What needs to be done →
Repeat exactly the lines from the start of the material below up to and including the "from matplotlib.ticker import" line.
────────
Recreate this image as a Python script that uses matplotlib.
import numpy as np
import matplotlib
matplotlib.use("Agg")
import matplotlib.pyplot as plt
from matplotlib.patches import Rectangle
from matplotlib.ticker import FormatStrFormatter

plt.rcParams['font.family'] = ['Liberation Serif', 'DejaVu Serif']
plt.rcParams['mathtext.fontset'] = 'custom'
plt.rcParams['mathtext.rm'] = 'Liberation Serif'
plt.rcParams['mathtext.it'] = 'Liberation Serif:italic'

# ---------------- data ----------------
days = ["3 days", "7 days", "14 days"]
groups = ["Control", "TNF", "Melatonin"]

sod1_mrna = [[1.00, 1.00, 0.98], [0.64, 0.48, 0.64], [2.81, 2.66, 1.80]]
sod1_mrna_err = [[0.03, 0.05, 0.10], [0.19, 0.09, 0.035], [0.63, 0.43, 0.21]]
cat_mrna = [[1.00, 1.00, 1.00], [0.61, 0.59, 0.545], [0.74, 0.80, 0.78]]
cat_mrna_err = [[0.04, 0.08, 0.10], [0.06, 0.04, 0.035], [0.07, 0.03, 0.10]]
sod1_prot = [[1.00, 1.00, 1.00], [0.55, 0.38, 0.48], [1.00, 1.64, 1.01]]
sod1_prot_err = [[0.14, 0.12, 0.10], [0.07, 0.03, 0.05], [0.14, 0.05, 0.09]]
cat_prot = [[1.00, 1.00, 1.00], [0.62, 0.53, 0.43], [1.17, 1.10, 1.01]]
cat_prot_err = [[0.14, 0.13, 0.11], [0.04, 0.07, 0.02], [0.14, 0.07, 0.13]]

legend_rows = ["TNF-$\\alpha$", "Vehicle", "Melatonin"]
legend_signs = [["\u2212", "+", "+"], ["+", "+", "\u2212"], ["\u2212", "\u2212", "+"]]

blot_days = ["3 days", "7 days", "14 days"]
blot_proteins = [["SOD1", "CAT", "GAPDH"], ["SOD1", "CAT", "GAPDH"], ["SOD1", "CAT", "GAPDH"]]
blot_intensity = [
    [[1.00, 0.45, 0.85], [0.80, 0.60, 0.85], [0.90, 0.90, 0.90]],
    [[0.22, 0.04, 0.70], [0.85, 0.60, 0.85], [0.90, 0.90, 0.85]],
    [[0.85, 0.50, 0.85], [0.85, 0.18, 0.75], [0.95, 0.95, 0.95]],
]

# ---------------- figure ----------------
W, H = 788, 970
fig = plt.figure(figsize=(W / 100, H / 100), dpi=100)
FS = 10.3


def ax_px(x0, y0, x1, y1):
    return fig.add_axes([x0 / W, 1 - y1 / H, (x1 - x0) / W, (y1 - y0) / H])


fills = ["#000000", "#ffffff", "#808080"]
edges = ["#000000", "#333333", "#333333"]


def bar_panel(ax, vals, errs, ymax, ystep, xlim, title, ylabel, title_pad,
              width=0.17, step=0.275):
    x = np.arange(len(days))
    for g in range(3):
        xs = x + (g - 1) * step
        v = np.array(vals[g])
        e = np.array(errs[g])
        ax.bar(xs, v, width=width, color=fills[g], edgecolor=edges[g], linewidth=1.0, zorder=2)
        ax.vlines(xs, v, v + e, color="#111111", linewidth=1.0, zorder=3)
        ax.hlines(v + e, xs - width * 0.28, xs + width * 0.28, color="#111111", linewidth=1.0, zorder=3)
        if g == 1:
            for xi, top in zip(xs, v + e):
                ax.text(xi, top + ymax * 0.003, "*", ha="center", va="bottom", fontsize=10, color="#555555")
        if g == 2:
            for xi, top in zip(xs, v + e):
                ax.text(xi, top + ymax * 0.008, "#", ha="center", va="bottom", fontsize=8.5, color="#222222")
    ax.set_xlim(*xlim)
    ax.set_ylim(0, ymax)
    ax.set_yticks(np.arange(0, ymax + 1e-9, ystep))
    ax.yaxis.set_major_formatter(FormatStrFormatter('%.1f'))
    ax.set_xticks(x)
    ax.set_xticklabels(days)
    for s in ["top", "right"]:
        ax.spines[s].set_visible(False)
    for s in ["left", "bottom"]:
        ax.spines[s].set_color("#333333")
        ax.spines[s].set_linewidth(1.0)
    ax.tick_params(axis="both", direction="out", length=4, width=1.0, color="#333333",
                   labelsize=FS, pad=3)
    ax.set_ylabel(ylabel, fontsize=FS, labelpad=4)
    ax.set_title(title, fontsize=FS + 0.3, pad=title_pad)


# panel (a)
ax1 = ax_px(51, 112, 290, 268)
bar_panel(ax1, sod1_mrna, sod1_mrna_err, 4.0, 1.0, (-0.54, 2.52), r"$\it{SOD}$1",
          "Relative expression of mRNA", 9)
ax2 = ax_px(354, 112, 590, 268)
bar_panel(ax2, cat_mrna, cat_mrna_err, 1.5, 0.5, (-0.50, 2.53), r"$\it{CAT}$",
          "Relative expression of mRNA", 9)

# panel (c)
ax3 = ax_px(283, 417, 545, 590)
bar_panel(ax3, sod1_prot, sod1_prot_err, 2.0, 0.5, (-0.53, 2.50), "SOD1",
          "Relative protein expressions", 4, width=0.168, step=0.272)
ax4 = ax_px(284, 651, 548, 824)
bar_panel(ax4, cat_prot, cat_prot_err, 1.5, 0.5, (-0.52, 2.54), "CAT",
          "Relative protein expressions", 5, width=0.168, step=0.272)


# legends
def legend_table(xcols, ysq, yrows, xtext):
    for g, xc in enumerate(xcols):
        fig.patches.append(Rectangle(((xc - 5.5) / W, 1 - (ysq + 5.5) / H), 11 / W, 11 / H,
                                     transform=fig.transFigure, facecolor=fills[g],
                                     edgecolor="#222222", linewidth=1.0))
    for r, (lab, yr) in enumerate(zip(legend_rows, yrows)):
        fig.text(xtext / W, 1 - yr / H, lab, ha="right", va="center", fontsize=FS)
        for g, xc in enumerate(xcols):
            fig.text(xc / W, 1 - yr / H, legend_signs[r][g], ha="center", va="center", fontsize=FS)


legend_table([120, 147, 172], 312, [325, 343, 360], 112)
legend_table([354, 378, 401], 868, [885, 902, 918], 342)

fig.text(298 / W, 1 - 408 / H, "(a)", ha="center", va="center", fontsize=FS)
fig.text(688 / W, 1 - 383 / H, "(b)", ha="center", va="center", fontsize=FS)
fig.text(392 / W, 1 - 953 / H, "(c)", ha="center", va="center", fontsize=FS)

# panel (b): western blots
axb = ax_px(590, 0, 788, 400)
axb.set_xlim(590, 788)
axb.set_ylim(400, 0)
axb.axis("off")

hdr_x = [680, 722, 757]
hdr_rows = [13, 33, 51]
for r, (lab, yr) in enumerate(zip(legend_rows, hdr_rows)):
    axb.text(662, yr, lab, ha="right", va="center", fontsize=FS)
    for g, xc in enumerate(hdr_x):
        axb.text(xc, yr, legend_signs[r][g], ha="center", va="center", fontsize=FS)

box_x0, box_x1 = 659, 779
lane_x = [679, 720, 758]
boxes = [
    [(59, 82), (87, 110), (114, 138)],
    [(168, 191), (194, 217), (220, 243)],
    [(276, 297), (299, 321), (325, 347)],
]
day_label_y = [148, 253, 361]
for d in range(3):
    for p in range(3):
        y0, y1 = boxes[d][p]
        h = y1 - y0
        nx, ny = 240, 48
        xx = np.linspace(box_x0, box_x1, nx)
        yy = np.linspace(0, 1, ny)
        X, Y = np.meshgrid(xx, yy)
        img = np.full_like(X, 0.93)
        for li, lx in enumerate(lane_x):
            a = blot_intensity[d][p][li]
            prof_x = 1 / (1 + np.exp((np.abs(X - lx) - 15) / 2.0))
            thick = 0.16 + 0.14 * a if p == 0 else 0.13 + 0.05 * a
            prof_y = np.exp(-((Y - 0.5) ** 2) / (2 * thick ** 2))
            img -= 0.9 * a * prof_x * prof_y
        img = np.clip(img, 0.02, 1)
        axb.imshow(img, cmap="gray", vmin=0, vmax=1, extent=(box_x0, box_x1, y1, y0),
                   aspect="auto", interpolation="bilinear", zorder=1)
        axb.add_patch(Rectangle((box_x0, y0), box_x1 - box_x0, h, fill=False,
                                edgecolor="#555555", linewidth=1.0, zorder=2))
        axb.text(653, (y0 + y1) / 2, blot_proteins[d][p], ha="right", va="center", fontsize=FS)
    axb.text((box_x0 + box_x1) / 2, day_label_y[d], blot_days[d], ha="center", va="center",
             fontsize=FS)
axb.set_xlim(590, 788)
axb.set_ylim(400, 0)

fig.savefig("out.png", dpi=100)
────────
Worked answer →
Recreate this image as a Python script that uses matplotlib.
import numpy as np
import matplotlib
matplotlib.use("Agg")
import matplotlib.pyplot as plt
from matplotlib.patches import Rectangle
from matplotlib.ticker import FormatStrFormatter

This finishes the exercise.